Mentor worries about assault disclosure

Dear Amy: I’m a man in my early 40s. Recently, through work, I’ve found myself in a mentor role with a 20-year-old girl.

Through the mentoring process, she recently confessed to me that she had been sexually assaulted (raped) her first semester of college.

I don’t know much about this stuff, but I do know that it was most definitely not “her fault.”

She cried and cried and is obviously in great mental anguish over this incident. It was absolutely heartbreaking.

I know from a previous conversation that her family went to group therapy when she was younger. So I suggested that she should see a therapist just to have someone to talk to.

As a mentor, I won’t bring it up again, but I know she needs help.

What should I do? What services exist to help her through this? She doesn’t think she can talk about it with anyone, so is there a solution for her?

— Mentor Over My Head

Dear Mentor: Your mentee entrusted you with her traumatic story, and it seems that she chose well. She obviously needs to talk about this, and she is willing to talk about it, under limited circumstances.

I hope you will follow up with one more suggestion for her: You should point her toward RAINN.org, where she can connect with an online or phone counselor.

She can also connect with other survivors, at her own pace. RAINN recently added a 24/7 “chat” function to their website, so that people who really don’t use telephones as often as text (any 20-year-old would fit into this category) can initiate a text-based help session. A RAINN counselor could point her toward local services, but would also listen (anonymously).

She can recover from this, but she should have more support. Your compassion and concern is an important first step.

Dear Amy: I have two different female friends who constantly speak to me about how horrible their husbands are. This has been going on for some time. It’s exhausting.
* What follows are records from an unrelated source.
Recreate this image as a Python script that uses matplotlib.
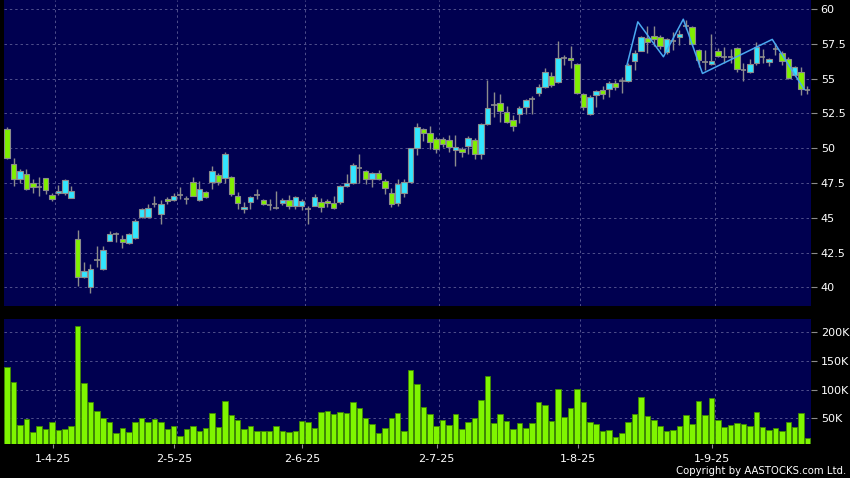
import matplotlib
matplotlib.use("Agg")
import matplotlib.pyplot as plt
import numpy as np

# ---------------- data ----------------
opens = [51.37, 48.84, 47.76, 48.14, 47.47, 47.23, 47.83, 46.61, 46.75, 46.75,
         46.44, 43.45, 40.76, 40.0, 41.96, 41.29, 43.35, 43.81, 43.45, 43.2,
         43.52, 45.03, 45.07, 45.96, 45.27, 46.34, 46.29, 46.63, 46.32, 47.54,
         46.25, 46.82, 47.56, 48.05, 47.83, 47.9, 46.54, 45.6, 46.1, 46.61,
         46.27, 45.93, 45.72, 46.03, 46.25, 45.84, 45.84, 45.62, 45.86, 46.1,
         46.18, 46.03, 46.1, 47.28, 47.47, 48.55, 48.33, 47.76, 48.21, 47.61,
         46.75, 46.03, 46.75, 47.54, 49.99, 51.35, 51.06, 50.65, 50.65, 50.56,
         49.84, 49.91, 50.15, 50.56, 49.55, 51.71, 53.07, 53.22, 52.61, 52.02,
         52.43, 52.97, 53.53, 53.98, 54.37, 55.18, 54.77, 56.45, 56.45, 56.02,
         53.86, 52.43, 53.79, 54.17, 54.27, 54.66, 54.82, 54.82, 56.28, 57.0,
         57.91, 58.05, 58.0, 56.93, 57.69, 57.96, 58.77, 58.68, 57.05, 56.16,
         56.02, 57.0, 56.52, 56.52, 57.17, 55.61, 55.49, 56.09, 56.57, 56.16,
         57.12, 56.81, 56.38, 55.25, 55.49, 54.17]
highs = [51.5, 49.27, 48.5, 48.48, 47.8, 47.9, 47.85, 46.75, 47.35, 47.78,
         47.28, 44.12, 41.8, 41.65, 42.97, 42.97, 44.04, 44.0, 43.76, 43.9,
         44.9, 45.7, 45.96, 46.56, 46.27, 46.5, 46.8, 47.18, 46.55, 47.9,
         47.64, 46.95, 48.71, 48.25, 49.7, 48.0, 46.85, 46.1, 46.6, 47.04,
         46.35, 46.32, 46.92, 46.4, 46.63, 46.55, 46.35, 45.84, 46.68, 46.4,
         46.35, 46.54, 47.35, 48.14, 48.91, 49.58, 48.45, 48.3, 48.4, 47.8,
         47.11, 47.76, 47.76, 50.0, 51.82, 51.45, 51.59, 50.8, 50.8, 50.92,
         50.94, 50.1, 50.85, 50.75, 51.82, 54.89, 54.01, 53.9, 53.0, 52.4,
         53.0, 53.55, 53.74, 54.6, 55.73, 55.5, 57.69, 56.7, 57.33, 56.1,
         54.0, 53.8, 54.2, 54.46, 54.8, 54.9, 55.13, 56.1, 57.05, 58.05,
         58.77, 58.77, 58.1, 57.95, 58.36, 58.5, 59.2, 58.75, 57.15, 57.05,
         58.2, 57.2, 57.3, 57.1, 57.3, 56.1, 56.4, 57.64, 57.1, 56.5,
         57.53, 57.0, 56.55, 55.9, 55.8, 54.5]
lows = [49.2, 47.3, 47.5, 46.99, 46.75, 46.58, 46.7, 46.22, 46.63, 46.63,
        46.4, 40.09, 40.7, 39.61, 41.48, 41.25, 43.3, 43.28, 42.8, 43.1,
        43.5, 44.95, 45.0, 45.75, 44.57, 46.0, 46.2, 46.34, 46.0, 46.55,
        46.2, 46.4, 47.04, 47.35, 47.47, 46.6, 45.6, 45.36, 45.6, 46.32,
        45.9, 45.55, 45.6, 45.9, 45.6, 45.6, 45.55, 44.53, 45.84, 45.43,
        45.79, 45.6, 46.0, 47.2, 47.4, 47.47, 47.4, 47.23, 47.7, 46.7,
        45.75, 45.84, 46.5, 47.5, 49.5, 50.51, 49.91, 49.67, 50.06, 49.74,
        48.71, 49.38, 49.55, 49.2, 49.2, 51.65, 52.26, 51.9, 51.8, 51.25,
        51.82, 52.45, 52.45, 53.75, 54.3, 54.4, 54.7, 56.0, 55.73, 53.9,
        52.74, 52.4, 52.97, 53.5, 53.65, 54.2, 53.98, 54.75, 55.61, 56.95,
        56.81, 57.33, 57.1, 56.76, 57.05, 57.4, 58.6, 57.4, 55.85, 55.61,
        55.95, 56.55, 56.09, 56.09, 55.49, 54.84, 55.4, 56.0, 56.1, 55.9,
        56.7, 56.0, 55.0, 55.2, 53.81, 53.9]
closes = [49.31, 47.76, 48.35, 47.08, 47.18, 47.23, 46.99, 46.32, 46.9, 47.71,
          46.92, 40.76, 41.17, 41.29, 41.96, 42.66, 43.81, 43.81, 43.28, 43.81,
          44.76, 45.6, 45.68, 45.96, 46.0, 46.2, 46.58, 46.63, 46.32, 46.58,
          47.04, 46.51, 48.33, 47.54, 49.55, 46.68, 46.08, 45.77, 46.49, 46.61,
          45.96, 45.93, 45.72, 46.27, 45.82, 46.47, 46.18, 45.62, 46.47, 45.79,
          46.03, 45.72, 47.28, 47.51, 48.79, 48.55, 47.76, 48.21, 47.78, 47.11,
          46.0, 47.4, 47.54, 49.99, 51.49, 51.06, 50.42, 49.91, 50.27, 50.1,
          50.06, 49.7, 50.7, 49.55, 51.73, 52.86, 53.07, 52.66, 51.85, 51.59,
          52.86, 53.43, 53.53, 54.37, 55.45, 54.53, 56.45, 56.45, 56.31, 53.98,
          52.93, 53.69, 54.08, 53.86, 54.66, 54.37, 54.82, 55.97, 56.81, 57.96,
          57.64, 57.82, 57.33, 57.82, 57.69, 58.18, 58.77, 57.46, 56.33, 56.16,
          56.28, 56.64, 56.52, 56.52, 55.66, 55.61, 56.02, 57.24, 56.57, 56.38,
          57.12, 56.28, 55.06, 55.81, 54.29, 54.17]
volumes_k = [140, 113, 38, 49, 27, 36, 31, 44, 30, 31,
             36, 211, 111, 79, 63, 50, 44, 24, 33, 27,
             43, 51, 43, 49, 43, 32, 36, 19, 32, 36,
             28, 33, 59, 35, 81, 56, 48, 32, 36, 28,
             28, 28, 36, 28, 26, 28, 45, 43, 33, 61,
             62, 57, 61, 59, 78, 68, 50, 40, 25, 33,
             51, 59, 28, 135, 110, 70, 57, 36, 47, 39,
             57, 32, 43, 51, 82, 124, 42, 57, 46, 32,
             42, 34, 42, 79, 73, 46, 102, 52, 68, 102,
             78, 44, 40, 28, 30, 18, 24, 44, 57, 87,
             55, 47, 37, 28, 30, 36, 56, 41, 80, 56,
             86, 47, 35, 38, 42, 41, 36, 61, 35, 30,
             33, 28, 43, 35, 59, 16]
month_labels = ["1-4-25", "2-5-25", "2-6-25", "2-7-25", "1-8-25", "1-9-25"]
month_pos = [7.5, 26.5, 46.5, 67.5, 89.5, 110.5]
pattern_x = [96.8, 98.5, 102.5, 105.6, 108.6, 119.5, 124.5]
pattern_y = [55.97, 59.08, 56.57, 59.27, 55.37, 57.82, 54.22]
price_ticks = [40, 42.5, 45, 47.5, 50, 52.5, 55, 57.5, 60]
vol_ticks_k = [50, 100, 150, 200]

# ---------------- style ----------------
W, H = 850, 478
BG = "#000000"
PANEL = "#000050"
GRID = "#50508c"
UP = "#33e6ff"
DOWN = "#80f000"
EDGE = "#8c8c8c"
VOL = "#7ff500"
VOL_EDGE = "#3f8a00"
DASH = (0, (2.5, 3))

fig = plt.figure(figsize=(W / 100, H / 100), dpi=100, facecolor=BG)

def rect(x0, y0, x1, y1):
    return [x0 / W, 1 - y1 / H, (x1 - x0) / W, (y1 - y0) / H]

axp = fig.add_axes(rect(4, 0, 811, 306))
axv = fig.add_axes(rect(4, 319, 811, 444))

n = len(closes)
idx = np.arange(n)
o = np.array(opens); h = np.array(highs); l = np.array(lows); c = np.array(closes)

for ax in (axp, axv):
    ax.set_facecolor(PANEL)
    for s in ax.spines.values():
        s.set_visible(False)
    ax.set_xlim(-0.5, n - 0.45)
    ax.yaxis.tick_right()
    ax.tick_params(axis="y", colors=EDGE, labelcolor="white", length=4,
                   width=0.8, labelsize=8, pad=3)
    for xp in month_pos:
        ax.axvline(xp, color=GRID, lw=0.7, ls=DASH, zorder=0)

# price panel
axp.set_ylim(38.66, 60.65)
axp.set_yticks(price_ticks)
axp.set_yticklabels([("%g" % t) for t in price_ticks])
for t in price_ticks:
    axp.axhline(t, color=GRID, lw=0.7, ls=DASH, zorder=0)
axp.set_xticks([])

axp.vlines(idx, l, h, color=EDGE, lw=1.0, zorder=2)
bw = 0.86
up = c > o
dn = c < o
eq = c == o
axp.bar(idx[up], (c - o)[up], bottom=o[up], width=bw, color=UP,
        edgecolor=EDGE, linewidth=0.8, zorder=3)
axp.bar(idx[dn], (o - c)[dn], bottom=c[dn], width=bw, color=DOWN,
        edgecolor=EDGE, linewidth=0.8, zorder=3)
axp.hlines(c[eq], idx[eq] - bw / 2, idx[eq] + bw / 2, color=EDGE, lw=1.2, zorder=3)

axp.plot(pattern_x, pattern_y, color="#4aa8f0", lw=1.1, zorder=4)

# volume panel
axv.set_ylim(5.4, 223)
axv.set_yticks(vol_ticks_k)
axv.set_yticklabels(["%dK" % v for v in vol_ticks_k])
for t in vol_ticks_k:
    axv.axhline(t, color=GRID, lw=0.7, ls=DASH, zorder=0)
axv.bar(idx, volumes_k, width=0.86, color=VOL, edgecolor=VOL_EDGE,
        linewidth=0.6, zorder=2)
axv.set_xticks([p - 0.4 for p in month_pos])
axv.set_xticklabels(month_labels)
axv.tick_params(axis="x", colors=EDGE, labelcolor="white", length=3,
                width=0.8, labelsize=8, pad=4)

fig.text(846 / W, 1 - 471 / H, "Copyright by AASTOCKS.com Ltd.", color="white",
         fontsize=7.3, ha="right", va="center")

fig.savefig("out.png", dpi=100, facecolor=BG)
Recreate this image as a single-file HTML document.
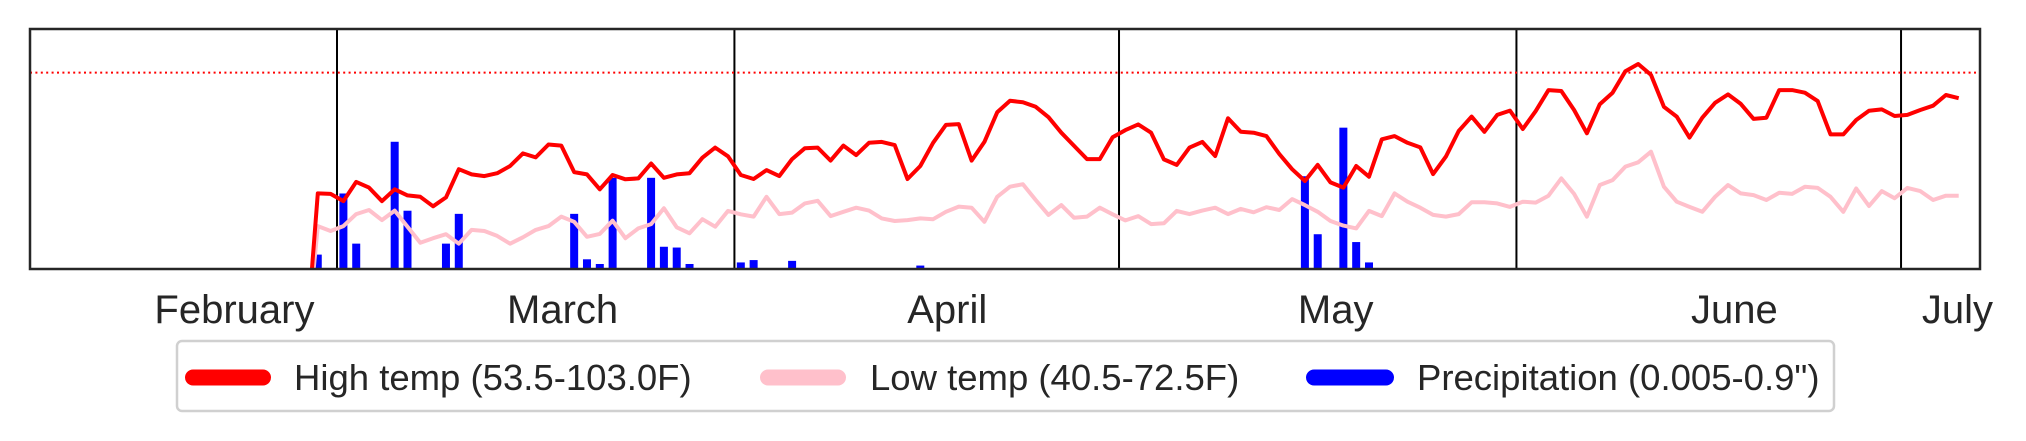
<!DOCTYPE html>
<html><head><meta charset="utf-8"><style>
html,body{margin:0;padding:0;background:#fff;width:2026px;height:441px;overflow:hidden}
svg text{font-family:"Liberation Sans",Arial,sans-serif;fill:#262626}
</style></head><body>
<svg id="chart" width="2026" height="441" viewBox="0 0 2026 441" xmlns="http://www.w3.org/2000/svg">
<defs><clipPath id="plotclip"><rect x="30" y="29" width="1950" height="240"/></clipPath></defs>
<rect x="0" y="0" width="2026" height="441" fill="#fff"/>
<g id="month-lines"></g>
<line id="threshold" x1="30" x2="1980" stroke="#ff0000" stroke-width="2" stroke-dasharray="2,3.4"/>
<g id="bars" clip-path="url(#plotclip)"></g>
<g clip-path="url(#plotclip)">
<polyline id="low-line" fill="none" stroke="#ffc0cb" stroke-width="4" stroke-linejoin="round"/>
<polyline id="high-line" fill="none" stroke="#ff0000" stroke-width="4" stroke-linejoin="round"/>
</g>
<rect x="30" y="29" width="1950" height="240" fill="none" stroke="#262626" stroke-width="2.5"/>
<g id="xticks"></g>
<g>
<rect x="177" y="341" width="1657" height="70" rx="5" fill="#fff" stroke="#d0d0d0" stroke-width="2.5"/>
<g>
<line x1="193" x2="263" y1="377.5" y2="377.5" stroke="#ff0000" stroke-width="16" stroke-linecap="round"/>
<text x="294" y="390" font-size="36.5">High temp (53.5-103.0F)</text>
</g>
<g>
<line x1="768" x2="838" y1="377.5" y2="377.5" stroke="#ffc0cb" stroke-width="16" stroke-linecap="round"/>
<text x="870" y="390" font-size="36.5">Low temp (40.5-72.5F)</text>
</g>
<g>
<line x1="1314" x2="1386" y1="377.5" y2="377.5" stroke="#0000ff" stroke-width="16" stroke-linecap="round"/>
<text x="1417" y="390" font-size="36.5">Precipitation (0.005-0.9")</text>
</g>
</g>
</svg>
<script>
// day index: 0 = March 1; first entry is day -3
const firstDay = -3;
const highTemps = [0,58.0,57.8,55.3,62.0,60.0,55.3,59.4,57.3,56.8,53.5,56.6,66.4,64.6,64.0,65.0,67.5,71.9,70.5,75.0,74.6,65.4,64.6,59.4,64.4,62.9,63.2,68.4,63.4,64.6,65.0,70.4,73.9,70.9,
64.4,63.0,66.1,64.0,69.9,73.7,73.9,69.4,74.6,71.3,75.6,75.9,74.8,63.0,67.5,75.6,81.8,82.1,69.4,75.9,86.2,90.2,89.7,88.1,84.5,79.1,74.5,69.9,69.9,77.5,
80.0,82.0,79.1,69.8,67.9,73.9,75.9,71.0,84.1,79.4,79.1,77.9,71.7,66.4,62.3,67.9,61.8,60.0,67.5,63.8,76.8,77.9,75.6,74.0,64.7,70.8,79.7,84.7,79.4,85.3,86.8,
80.4,86.6,93.9,93.6,87.0,78.9,89.0,93.0,100.5,103.0,99.2,88.1,84.7,77.4,84.3,89.5,92.4,89.1,83.9,84.3,93.9,93.9,93.0,90.1,78.5,78.5,83.5,86.7,87.2,84.9,
85.3,87.0,88.5,92.2,91.1];
const lowTemps = [0,46.6,44.9,46.6,50.8,52.2,48.7,52.0,46.4,40.8,42.4,43.8,40.5,45.3,44.9,43.2,40.5,42.7,45.3,46.6,49.9,48.1,42.9,43.9,48.5,42.4,45.8,47.3,52.8,46.2,44.1,49.0,46.4,51.9,
50.7,49.9,56.8,50.8,51.3,54.5,55.4,50.1,51.6,53.0,52.0,49.3,48.4,48.7,49.3,49.0,51.6,53.4,53.0,48.1,56.8,60.3,61.2,55.7,50.5,53.9,49.5,49.9,53.0,50.7,
48.6,50.1,47.3,47.6,51.9,50.8,52.0,53.0,50.8,52.6,51.4,53.2,52.2,56.0,53.9,51.6,48.4,46.8,45.8,51.9,50.1,58.0,55.1,53.0,50.5,49.9,50.8,54.9,54.9,54.5,53.3,
55.1,54.8,57.2,63.2,57.8,49.9,60.9,62.6,67.3,68.8,72.5,60.3,55.1,53.3,51.6,56.8,60.9,58.0,57.4,55.7,58.2,57.8,60.3,59.9,56.8,51.6,59.7,53.6,58.8,56.3,
59.9,58.8,55.7,57.2,57.2];
const precipDays = [-2,0,1,4,5,8,9,18,19,20,21,24,25,26,27,31,32,35,45,75,76,78,79,80];
const precipValues = [0.09,0.48,0.16,0.81,0.37,0.16,0.35,0.35,0.06,0.03,0.58,0.58,0.14,0.135,0.03,0.04,0.055,0.05,0.02,0.59,0.22,0.9,0.17,0.04];
const monthStartDays = [0,31,61,92,122];
const tickLabels = ["February","March","April","May","June","July"];
const tickDays = [-8.5,17.1,47.1,77.4,108.5,125.9];
const thresholdTemp = 100;

const NS = "http://www.w3.org/2000/svg";
function xDay(d){ return 343.4 + d*12.82; }
function xBoundary(d){ return 337 + d*12.82; }
function yTemp(v){ return 360.1 - v*2.875; }
function yPrecipHeight(p){ return p*156.7; }
const base = 268.7;

const mg = document.getElementById('month-lines');
monthStartDays.forEach(d => {
  const l = document.createElementNS(NS,'line');
  
  
  l.setAttribute('x1', xBoundary(d)); l.setAttribute('x2', xBoundary(d));
  l.setAttribute('y1', 29); l.setAttribute('y2', base);
  l.setAttribute('stroke', '#000'); l.setAttribute('stroke-width', '2');
  mg.appendChild(l);
});

const th = document.getElementById('threshold');
th.setAttribute('y1', yTemp(thresholdTemp)); th.setAttribute('y2', yTemp(thresholdTemp));

const bg = document.getElementById('bars');
precipDays.forEach((d,i) => {
  const h = yPrecipHeight(precipValues[i]);
  const r = document.createElementNS(NS,'rect');
  
  
  r.setAttribute('x', xDay(d)-4); r.setAttribute('width', 8);
  r.setAttribute('y', base-h); r.setAttribute('height', h);
  r.setAttribute('fill', '#0000ff');
  bg.appendChild(r);
});

function pts(arr){ return arr.map((v,i)=> xDay(firstDay+i).toFixed(1)+','+yTemp(v).toFixed(1)).join(' '); }
document.getElementById('high-line').setAttribute('points', pts(highTemps));
document.getElementById('low-line').setAttribute('points', pts(lowTemps));

const tg = document.getElementById('xticks');
tickLabels.forEach((lab,i) => {
  const t = document.createElementNS(NS,'text');
  
  
  t.setAttribute('x', xDay(tickDays[i])); t.setAttribute('y', 323);
  t.setAttribute('text-anchor', 'middle'); t.setAttribute('font-size', '40');
  t.textContent = lab;
  tg.appendChild(t);
});
</script>
</body></html>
Neither of the women will leave their husband, and they don’t listen to my suggestions. I’m tired of hearing about it, but at the same time, I don’t want to shut them out.

They are both being gaslighted by their husbands, and when I point it out, I’m the crazy one.

One of the husbands is physically abusive, and I feel like the other is surely on his way — based on scenarios I’m told about.

I’ve given them both resources to utilize. I’ve shared my story of how I was able to get out of an abusive relationship.

I really don’t know how to proceed. It’s taking a toll on me.

— Tired Friend

Dear Tired: I prescribe a course of loving detachment. This is where you listen and bear witness, but don’t weigh in with advice, opinions or fixes.

You need only say, “Well, I hope that someday you will be ready to leave. When you’re ready, I’ll do my best to help.”

It’s a perverse aspect of human nature that the more forcefully someone tries to fix another’s problems, the more forcefully they may resist. These friends might expect your exasperated and tense reactions to their stories. When you change the script, their attitudes could start to shift.

You absolutely must take care of yourself. If this burden brings you way down, then these abusive relationships will have claimed another victim.

Dear Amy: “Torn” relayed her shock that her husband of 16 years had been smoking cigarettes the whole time.

I was shocked at her sense of smell. Non-smokers can detect cigarette smoke on someone’s skin and clothing in a nanosecond.

— Non-Smoker

Dear Non-Smoker: I had the same thought. Either “Torn’s” husband is extremely stealthy, or she should get herself to an ear/nose/throat doctor.